Q9. How does Nagios help with Distributed Monitoring?

The interviewer will be expecting an answer related to the distributed architecture of Nagios. So, I suggest that you answer it in the below mentioned format:
With Nagios you can monitor your whole enterprise by using a distributed monitoring scheme in which local slave instances of Nagios perform monitoring tasks and report the results back to a single master. You manage all configuration, notification, and reporting from the master, while the slaves do all the work. This design takes advantage of Nagios’s ability to utilize passive checks i.e. external applications or processes that send results back to Nagios. In a distributed configuration, these external applications are other instances of Nagios.

Q10. Explain Main Configuration file of Nagios and its location?

First mention what this main configuration file contains and its function. The main configuration file contains a number of directives that affect how the Nagios daemon operates. This config file is read by both the Nagios daemon and the CGIs (It specifies the location of your main configuration file).
Now you can tell where it is present and how it is created. A sample main configuration file is created in the base directory of the Nagios distribution when you run the configure script. The default name of the main configuration file is nagios.cfg. It is usually placed in the etc/ subdirectory of you Nagios installation (i.e. /usr/local/nagios/etc/).

Q11. Explain how Flap Detection works in Nagios?

I will advise you to first explain Flapping first. Flapping occurs when a service or host changes state too frequently, this causes lot of problem and recovery notifications.
Once you have defined Flapping, explain how Nagios detects Flapping. Whenever Nagios checks the status of a host or service, it will check to see if it has started or stopped flapping. Nagios follows the below given procedure to do that:

  • Storing the results of the last 21 checks of the host or service analyzing the historical check results and determine where state changes/transitions occur
  • Using the state transitions to determine a percent state change value (a measure of change) for the host or service
  • Comparing the percent state change value against low and high flapping thresholds

A host or service is determined to have started flapping when its percent state change first exceeds a high flapping threshold. A host or service is determined to have stopped flapping when its percent state goes below a low flapping threshold.

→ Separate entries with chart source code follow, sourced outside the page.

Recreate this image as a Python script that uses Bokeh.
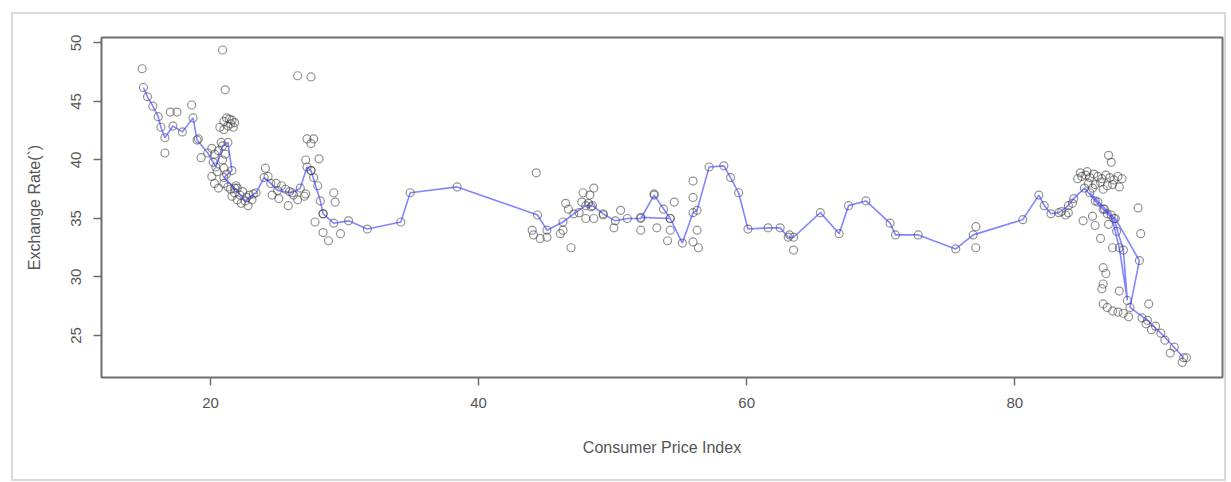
from bokeh.plotting import figure
from bokeh.models import Range1d, FixedTicker
from bokeh.embed import file_html
from bokeh.resources import INLINE

# Fitted path through the observations (in time order)
fit_cpi = [15.0, 15.3, 15.7, 16.1, 16.3, 16.6, 17.2, 17.9, 18.7, 19.0, 19.8, 20.4,
           20.9, 21.3, 21.6, 21.0, 21.8, 22.6, 23.4, 24.0, 24.5, 25.0, 26.1, 26.7,
           27.2, 27.5, 28.2, 28.4, 29.2, 30.3, 31.7, 34.2, 34.9, 38.4, 44.4, 45.1,
           46.3, 47.1, 48.0, 48.5, 49.3, 50.2, 51.1, 52.1, 53.1, 54.3, 52.1, 54.3,
           55.2, 56.0, 56.3, 57.2, 58.3, 58.8, 59.4, 60.1, 61.6, 62.5, 63.1, 63.5,
           65.5, 66.9, 67.6, 68.9, 70.7, 71.1, 72.8, 75.6, 76.9, 80.6, 81.8, 82.2,
           82.7, 83.3, 84.0, 84.4, 85.2, 86.0, 86.9, 87.4, 88.1, 88.4, 87.8, 87.2,
           85.6, 86.6, 87.5, 89.3, 88.6, 89.9, 90.9, 91.9, 92.6]
fit_rate = [46.2, 45.4, 44.6, 43.7, 42.8, 41.9, 42.9, 42.4, 43.6, 41.7, 40.6, 39.4,
            41.2, 41.5, 39.1, 38.5, 37.6, 36.5, 37.2, 38.5, 38.0, 37.4, 37.2, 37.6,
            39.4, 39.1, 36.5, 35.4, 34.6, 34.8, 34.1, 34.7, 37.2, 37.7, 35.3, 34.0,
            34.7, 35.4, 36.1, 36.1, 35.4, 34.8, 35.0, 35.0, 37.0, 35.0, 35.1, 35.0,
            32.9, 35.5, 35.7, 39.4, 39.5, 38.5, 37.2, 34.1, 34.2, 34.2, 33.4, 33.4,
            35.5, 33.7, 36.1, 36.5, 34.6, 33.6, 33.6, 32.4, 33.6, 34.9, 37.0, 36.1,
            35.4, 35.5, 36.1, 36.7, 37.6, 36.5, 35.4, 35.0, 32.3, 28.0, 32.5, 35.3,
            37.2, 35.8, 35.0, 31.4, 27.4, 26.3, 25.2, 24.0, 23.1]

# Remaining observations
obs_cpi = [14.9, 20.9, 21.1, 17.0, 17.5, 18.6, 16.6, 19.1, 19.3,
           21.0, 21.2, 21.4, 21.6, 21.8, 21.3, 21.7, 21.0, 20.7, 21.5,
           20.1, 20.3, 20.6, 20.2, 20.5, 20.1, 20.3, 20.6, 20.9, 21.0, 21.2, 21.0, 21.3, 20.8, 21.1,
           21.5, 21.8, 22.0, 22.2, 22.4, 22.7, 22.9, 23.1, 21.6, 22.0, 22.3, 22.8, 21.9, 23.2,
           24.1, 24.3, 24.9, 25.3, 25.6, 25.9, 26.2, 24.6, 25.1, 25.8, 26.5, 27.1, 27.0,
           27.2, 27.7, 27.5, 27.1, 28.1, 27.5, 29.2, 29.3, 27.8, 28.4, 28.8, 29.7, 28.4,
           26.5, 27.5, 27.7, 28.0,
           44.3, 44.0, 44.1, 44.6, 45.1, 46.9, 46.1, 46.3, 46.5, 46.7, 47.8, 48.6, 48.3,
           47.5, 48.0, 48.6, 49.3, 47.7, 48.2, 48.4, 50.1, 50.6, 52.1, 53.1, 53.3, 53.8,
           54.6, 54.1, 54.3, 56.0, 56.3, 56.0, 56.0, 56.4, 63.5, 63.2, 77.1, 77.1,
           87.0, 87.2, 84.7, 85.0, 85.3, 85.6, 85.9, 86.2, 86.5, 86.8, 87.1, 87.4, 87.7,
           88.0, 85.5, 86.0, 86.4, 86.9, 87.3, 87.8, 85.8, 86.6, 84.9, 85.4,
           89.2, 89.4, 84.0, 85.1, 85.8, 86.0, 86.4, 87.3, 86.6, 86.8, 86.6, 86.5, 87.8,
           86.6, 86.9, 87.3, 87.7, 88.1, 88.5, 90.0, 89.5, 89.8, 90.2, 90.5, 91.2, 91.6,
           92.5, 92.8, 86.2, 86.7, 87.0, 87.6, 84.3, 83.8, 83.5]
obs_rate = [47.8, 49.4, 46.0, 44.1, 44.1, 44.7, 40.6, 41.8, 40.2,
            43.3, 43.6, 43.5, 43.4, 43.2, 42.9, 42.8, 42.6, 42.8, 43.1,
            41.0, 40.5, 40.8, 39.8, 39.0, 38.6, 38.0, 37.6, 40.0, 39.3, 38.8, 38.0, 37.7, 41.5, 40.5,
            37.5, 37.2, 37.6, 37.0, 37.3, 36.8, 37.0, 36.6, 36.9, 36.6, 36.3, 36.1, 37.8, 37.1,
            39.3, 38.6, 38.0, 37.8, 37.5, 37.3, 37.0, 37.0, 36.7, 36.1, 36.6, 37.1, 36.9,
            41.8, 41.8, 41.4, 40.0, 40.1, 39.1, 37.2, 36.4, 34.7, 33.8, 33.1, 33.7, 35.4,
            47.2, 47.1, 38.5, 37.8,
            38.9, 34.0, 33.6, 33.3, 33.4, 32.5, 33.7, 34.0, 36.3, 35.8, 37.2, 37.6, 37.0,
            35.5, 35.0, 35.0, 35.3, 36.4, 36.3, 36.0, 34.2, 35.7, 34.0, 37.1, 34.2, 35.8,
            36.4, 33.1, 34.0, 38.2, 34.0, 36.8, 33.0, 32.5, 32.3, 33.6, 34.3, 32.5,
            40.4, 39.8, 38.4, 38.6, 38.7, 38.5, 38.8, 38.6, 38.4, 38.7, 38.5, 38.3, 38.6,
            38.4, 38.0, 37.9, 38.1, 37.8, 37.9, 37.7, 37.6, 37.5, 38.9, 39.0,
            35.9, 33.7, 35.5, 34.8, 35.2, 34.4, 33.3, 32.5, 30.8, 30.3, 29.4, 29.0, 28.8,
            27.7, 27.4, 27.1, 27.0, 26.9, 26.6, 27.7, 26.5, 26.0, 25.5, 25.8, 24.6, 23.5,
            22.7, 23.1, 36.4, 35.8, 34.5, 33.9, 36.3, 35.3, 35.6]

x_ticks = [20, 40, 60, 80]
y_ticks = [25, 30, 35, 40, 45, 50]

FONT = "Liberation Sans"
GREY = "#555555"

# the graphic sits inside a light framed panel
p = figure(width=1215, height=469, output_backend="svg", toolbar_location=None,
           x_range=Range1d(11.87, 95.5), y_range=Range1d(21.41, 50.47),
           min_border_left=88, min_border_right=6, min_border_top=23,
           min_border_bottom=106,
           styles={"border": "2px solid #d9d9d9", "margin-left": "11px",
                   "margin-top": "12px"})

p.grid.visible = False
p.background_fill_color = "white"
p.border_fill_color = "white"
p.outline_line_color = "#6e6e6e"
p.outline_line_width = 2

for ax in (p.xaxis[0], p.yaxis[0]):
    ax.axis_line_color = None
    ax.major_tick_line_color = "#6e6e6e"
    ax.major_tick_line_width = 1.5
    ax.major_tick_out = 8
    ax.major_tick_in = 0
    ax.minor_tick_line_color = None
    ax.major_label_text_font = FONT
    ax.major_label_text_font_size = "15px"
    ax.major_label_text_color = GREY
    ax.axis_label_text_font = FONT
    ax.axis_label_text_font_size = "16px"
    ax.axis_label_text_font_style = "normal"
    ax.axis_label_text_color = GREY
    ax.major_label_standoff = 12

p.xaxis.ticker = FixedTicker(ticks=x_ticks)
p.yaxis.ticker = FixedTicker(ticks=y_ticks)
p.yaxis.major_label_orientation = "vertical"
p.xaxis.axis_label = "Consumer Price Index"
p.yaxis.axis_label = "Exchange Rate(`)"
p.xaxis.axis_label_standoff = 28
p.yaxis.axis_label_standoff = 26

# observations as open circles
p.scatter(obs_cpi + fit_cpi, obs_rate + fit_rate, marker="circle", size=8,
          fill_color=None, line_color="#3a3a3a", line_alpha=0.55, line_width=1.2)

# fitted path
p.line(fit_cpi, fit_rate, line_color="#3333ff", line_alpha=0.6, line_width=1.6)

open("out.html", "w").write(file_html(p, INLINE))
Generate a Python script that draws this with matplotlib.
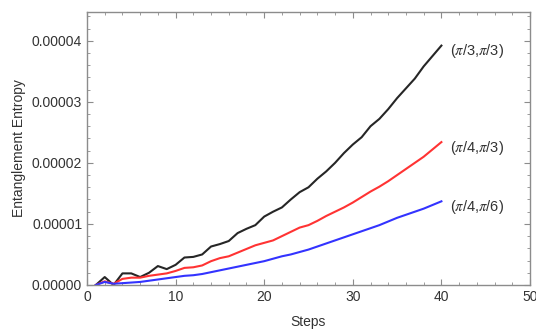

Q12. What are the three main variables that affect recursion and inheritance in Nagios?

According to me the proper format for this answer should be:
First name the variables and then a small explanation of each of these variables:

  • Name
  • Use
  • Register

Then give a brief explanation for each of these variables. Name is a placeholder that is used by other objects. Use defines the “parent” object whose properties should be used. Register can have a value of 0 (indicating its only a template) and 1 (an actual object). The register value is never inherited.

Q13. What is meant by saying Nagios is Object Oriented?

Answer to this question is pretty direct. I will answer this by saying, “One of the features of Nagios is object configuration format in that you can create object definitions that inherit properties from other object definitions and hence the name. This simplifies and clarifies relationships between various components.”

Q14. What is State Stalking in Nagios?

I will advise you to first give a small introduction on State Stalking. It is used for logging purposes. When Stalking is enabled for a particular host or service, Nagios will watch that host or service very carefully and log any changes it sees in the output of check results.
Depending on the discussion between you and interviewer you can also add, “It can be very helpful in later analysis of the log files. Under normal circumstances, the result of a host or service check is only logged if the host or service has changed state since it was last checked.”